Flavour innovations from traditional confectionery brands, familiar staples including Twizzlers, Skittles and Starburst, have kept brands fresh and relevant. Brands have not sought to hide from an indulgence positioning, but rather responded to consumer concerns through package sizing and ‘convenience’ package types. Hershey Co and Mars both introduced bite-sized and miniature versions of some of their most popular products over the past several years. Hershey introduced new bite-sized versions of its Jolly Rancher and Twizzlers brands, making them an easier snack and allowing for greater portion control while also expanding the available flavour portfolio. Mars also miniaturised its Starburst brand to make it easier to consume in controlled portions, with the introduction of Starburst Minis in summer 2013, servings which are smaller than traditional Starbursts, and come already unwrapped. With the possible exception of mints and chewing gum, confectionery brands have not sought to tinker with product sweeteners or formulations in order to retain wellness minded consumers: they have given consumers the option to scale back their overall volume and exercise portion control while defending the value of their industry.
Soda manufacturers have been much slower off the mark in terms of ‘small-sizing’ with package mix, although price-package adjustments are certainly a bigger part of brand strategy since 2009. Coca-Cola introduced 7.5 ounce, 8-pack cans in 2011 while PepsiCo re-introduced mini cans with a high profile Academy Awards advertising campaign in 2013. These launches reflect the growing propensity towards portion control as the consumer’s preferred strategy to reduce calories.
Source: Euromonitor International
In addition to a torrent of new product introductions, the confectionery category has been far more adept at developing higher value, premium products.
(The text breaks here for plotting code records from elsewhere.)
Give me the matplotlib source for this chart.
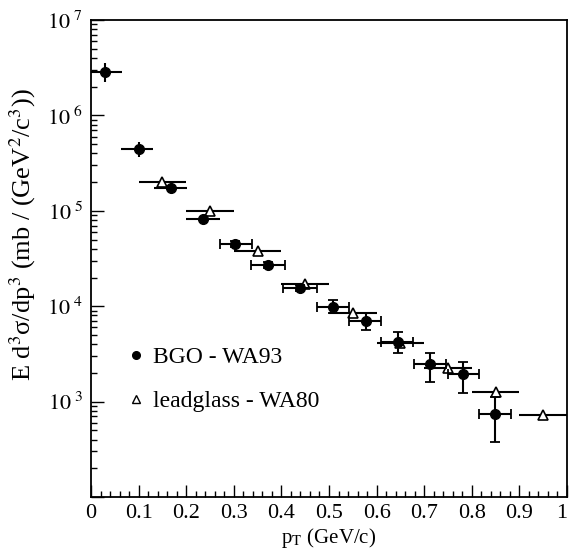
import math
import matplotlib
matplotlib.use('Agg')
import matplotlib.pyplot as plt
from matplotlib.ticker import MultipleLocator, LogLocator, FuncFormatter, NullFormatter
from matplotlib.lines import Line2D

plt.rcParams['font.family'] = ['Liberation Serif', 'DejaVu Serif']
plt.rcParams['mathtext.fontset'] = 'stix'

# BGO - WA93 (filled circles)
bgo_x = [0.03, 0.10, 0.167, 0.236, 0.303, 0.372, 0.44, 0.508, 0.578, 0.644, 0.712, 0.781, 0.849]
bgo_y = [2.85e6, 4.5e5, 1.75e5, 8.3e4, 4.5e4, 2.7e4, 1.57e4, 9.9e3, 7.0e3, 4.25e3, 2.45e3, 1.93e3, 7.4e2]
bgo_xlo = [0.0, 0.063, 0.132, 0.200, 0.270, 0.337, 0.404, 0.474, 0.541, 0.609, 0.679, 0.749, 0.815]
bgo_xhi = [0.065, 0.130, 0.202, 0.270, 0.339, 0.407, 0.474, 0.543, 0.610, 0.677, 0.746, 0.815, 0.882]
bgo_ylo = [2.24e6, 3.7e5, 1.62e5, 7.7e4, 4.2e4, 2.5e4, 1.46e4, 8.5e3, 5.6e3, 3.2e3, 1.62e3, 1.24e3, 374]
bgo_yhi = [3.55e6, 5.3e5, 1.89e5, 8.9e4, 4.8e4, 2.9e4, 1.68e4, 1.16e4, 8.4e3, 5.4e3, 3.2e3, 2.62e3, 1125]

# leadglass - WA80 (open triangles)
lg_x = [0.15, 0.25, 0.35, 0.45, 0.55, 0.65, 0.75, 0.85, 0.95]
lg_y = [2.0e5, 1.0e5, 3.8e4, 1.71e4, 8.5e3, 4.1e3, 2.25e3, 1.25e3, 7.2e2]
lg_xerr = [0.05, 0.05, 0.05, 0.05, 0.05, 0.05, 0.05, 0.05, 0.05]

fig = plt.figure(figsize=(5.71, 5.57), dpi=100)
ax = fig.add_axes([0.1594, 0.1077, 0.8336, 0.8563])

ax.errorbar(lg_x, lg_y, xerr=lg_xerr, fmt='^', mfc='white', mec='black', ms=7,
            mew=1.2, ecolor='black', elinewidth=1.5, capsize=0, zorder=2)

xerr = [[x - lo for x, lo in zip(bgo_x, bgo_xlo)], [hi - x for x, hi in zip(bgo_x, bgo_xhi)]]
yerr = [[y - lo for y, lo in zip(bgo_y, bgo_ylo)], [hi - y for y, hi in zip(bgo_y, bgo_yhi)]]
n = 4
ax.errorbar(bgo_x[:n], bgo_y[:n], xerr=[xerr[0][:n], xerr[1][:n]], yerr=[yerr[0][:n], yerr[1][:n]],
            fmt='o', color='black', ms=7, elinewidth=1.5, capsize=0, zorder=3)
ax.errorbar(bgo_x[n:], bgo_y[n:], xerr=[xerr[0][n:], xerr[1][n:]], yerr=[yerr[0][n:], yerr[1][n:]],
            fmt='o', color='black', ms=7, elinewidth=1.5, capsize=3.5, capthick=1.3, zorder=3)

ax.set_yscale('log')
ax.set_xlim(0, 1)
ax.set_ylim(1e2, 1e7)


def ylab(v, p):
    e = round(math.log10(v))
    if e < 3:
        return ''
    return r'$10^{\ %d}$' % e


ax.xaxis.set_major_locator(MultipleLocator(0.1))
ax.xaxis.set_minor_locator(MultipleLocator(0.02))
ax.xaxis.set_major_formatter(FuncFormatter(lambda v, p: '%g' % round(v, 1)))
ax.yaxis.set_major_locator(LogLocator(base=10, numticks=10))
ax.yaxis.set_minor_locator(LogLocator(base=10, subs=range(2, 10), numticks=20))
ax.yaxis.set_major_formatter(FuncFormatter(ylab))
ax.yaxis.set_minor_formatter(NullFormatter())

ax.tick_params(which='both', direction='in', top=False, right=False, width=1)
ax.tick_params(which='major', length=9)
ax.tick_params(which='minor', length=4.5)
ax.tick_params(axis='x', labelsize=16, pad=5)
ax.tick_params(axis='y', labelsize=16, pad=6)
for s in ax.spines.values():
    s.set_linewidth(1.3)

ax.set_xlabel(r'p$_{\rm T}$ (GeV/c)', fontsize=15, labelpad=2)
ax.set_ylabel(r'E d$^3$σ/dp$^3$ (mb / (GeV$^2$/c$^3$))', fontsize=19)
ax.yaxis.set_label_coords(-0.112, 0.551)

handles = [Line2D([], [], ls='none', marker='o', color='black', ms=5.5),
           Line2D([], [], ls='none', marker='^', mfc='white', mec='black', ms=5.5)]
ax.legend(handles, ['BGO - WA93', 'leadglass - WA80'], loc='upper left',
          bbox_to_anchor=(0.036, 0.36), frameon=False, fontsize=17,
          handlelength=0.6, handletextpad=0.4, labelspacing=0.95)

# keep the "1" at the right end inside the picture
fig.canvas.draw()
for lab in ax.get_xticklabels():
    if lab.get_text() == '1':
        lab.set_horizontalalignment('right')
        lab.set_x(1.006)

fig.savefig('out.png', dpi=100)
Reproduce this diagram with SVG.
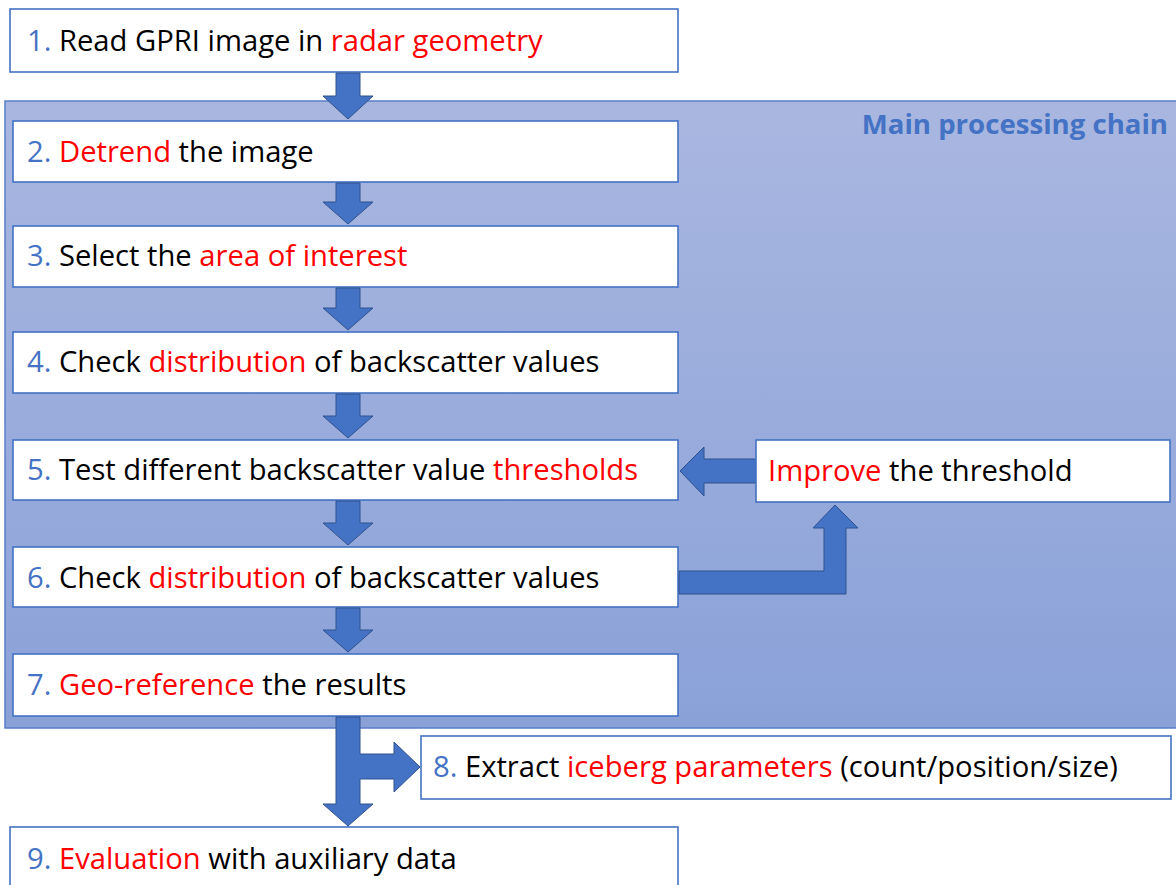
<svg xmlns="http://www.w3.org/2000/svg" width="1176" height="885" viewBox="0 0 1176 885">
<defs>
<linearGradient id="pg" x1="0" y1="0" x2="0" y2="1">
<stop offset="0" stop-color="#A9B7E0"/>
<stop offset="1" stop-color="#8AA1D8"/>
</linearGradient>
<style>
.box{fill:#FFFFFF;stroke:#4472C4;stroke-width:1.6}
.t{font-family:"Open Sans","Liberation Sans",sans-serif;font-size:29.2px;fill:#000000}
.n{fill:#4472C4}
.r{fill:#FF0000}
.arr{fill:#4472C4;stroke:#2F528F;stroke-width:1}
.title{font-family:"Open Sans","Liberation Sans",sans-serif;font-size:27.6px;font-weight:bold;fill:#4472C4}
</style>
</defs>
<rect width="1176" height="885" fill="#FFFFFF"/>
<g id="panel">
<rect x="5" y="101" width="1180" height="627" fill="url(#pg)" stroke="#5A7EC8" stroke-width="1.5"/>
<text class="title" x="1168" y="134" text-anchor="end">Main processing chain</text>
</g>
<g id="n1"><rect class="box" x="10" y="9" width="668" height="63"/><text class="t" x="27" y="51"><tspan class="n">1.</tspan> Read GPRI image in <tspan class="r">radar geometry</tspan></text></g>
<g id="n2"><rect class="box" x="13" y="121" width="665" height="61"/><text class="t" x="27" y="162"><tspan class="n">2.</tspan> <tspan class="r">Detrend</tspan> the image</text></g>
<g id="n3"><rect class="box" x="13" y="226" width="665" height="61"/><text class="t" x="27" y="266"><tspan class="n">3.</tspan> Select the <tspan class="r">area of interest</tspan></text></g>
<g id="n4"><rect class="box" x="13" y="332" width="665" height="61"/><text class="t" x="27" y="372"><tspan class="n">4.</tspan> Check <tspan class="r">distribution</tspan> of backscatter values</text></g>
<g id="n5"><rect class="box" x="13" y="440" width="665" height="60"/><text class="t" x="27" y="480"><tspan class="n">5.</tspan> Test different backscatter value <tspan class="r">thresholds</tspan></text></g>
<g id="n6"><rect class="box" x="13" y="547" width="665" height="60"/><text class="t" x="27" y="588"><tspan class="n">6.</tspan> Check <tspan class="r">distribution</tspan> of backscatter values</text></g>
<g id="n7"><rect class="box" x="13" y="654" width="665" height="62"/><text class="t" x="27" y="695"><tspan class="n">7.</tspan> <tspan class="r">Geo-reference</tspan> the results</text></g>
<g id="n8"><rect class="box" x="421" y="736" width="750" height="63"/><text class="t" x="433" y="777"><tspan class="n">8.</tspan> Extract <tspan class="r">iceberg parameters</tspan> (count/position/size)</text></g>
<g id="n9"><rect class="box" x="10" y="827" width="668" height="70"/><text class="t" x="27" y="869"><tspan class="n">9.</tspan> <tspan class="r">Evaluation</tspan> with auxiliary data</text></g>
<g id="connectors">
<polygon class="arr" points="336,73 360,73 360,96 373,96 348,119 323,96 336,96"/>
<polygon class="arr" points="336,183 360,183 360,202 373,202 348,224 323,202 336,202"/>
<polygon class="arr" points="336,288 360,288 360,308 373,308 348,330 323,308 336,308"/>
<polygon class="arr" points="336,394 360,394 360,416 373,416 348,438 323,416 336,416"/>
<polygon class="arr" points="336,501 360,501 360,523 373,523 348,545 323,523 336,523"/>
<polygon class="arr" points="336,608 360,608 360,630 373,630 348,652 323,630 336,630"/>
<polygon class="arr" points="336,717 360,717 360,754 394,754 394,742 420,767 394,792 394,779 360,779 360,804 373,804 348,826 323,804 336,804"/>
<polygon class="arr" points="756,459 704,459 704,447 680,471 704,496 704,483 756,483"/>
<polygon class="arr" points="679,571 824,571 824,528 813,528 835,505 858,528 846,528 846,594 679,594"/>
</g>
<g id="improve"><rect class="box" x="756" y="440" width="414" height="62"/><text class="t" x="768" y="481"><tspan class="r">Improve</tspan> the threshold</text></g>
</svg>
While the carbonates category remains stuck in a commoditised loop of seasonal discounting, confectioners have experimented with higher quality, expensive products that seem to be winning consumer attention. Soft liquorice, premium chocolates and ‘retro’ or imported candies carrying higher price points have been major winners over the past year, driving the confectionery category forward. Consequently, as a joint function of premium product offerings and small package sizes, the confectionery industry is expected to continue generating unit price increases (considered in constant terms) while the carbonates industry remains stuck discounting the bulk of its volume throughout the year.
Carbonates brands may have been wedded to their iconic brands and package sizes (the 20oz bottle or the 330ml can) for too long, with formulations and flavours treated as sacrosanct despite waning volume sales. Failure to regularly experiment and innovate on a large scale with big brands (not simply in terms of small test markets or niche demographics) has left the industry playing a fevered game of catch-up as consumers exit the category to other product types.
Confectionery items are already an occasional indulgence for a growing percentage of US consumers. Product life cycles and promotions – limited time offers and seasonal flavours – are an integral part of retail strategy for candy brands. Carbonated drinks may be following the same path, as impulse, occasional consumers become the key to future prospects. Consider Sprite Blast – an exclusive new summer flavour of Sprite launched last month, in a distinct 7.5 oz can. With LTOs, smaller portions – and particularly with a more recent focus on glass bottles and new convenience pack sizes in the impulse channel – carbonates brands have taken a big step in the right direction. But more widespread changes need to be taken in order to yield growth in the category, while adhering to public pressure for a more responsible – and potentially profitable – approach to the category.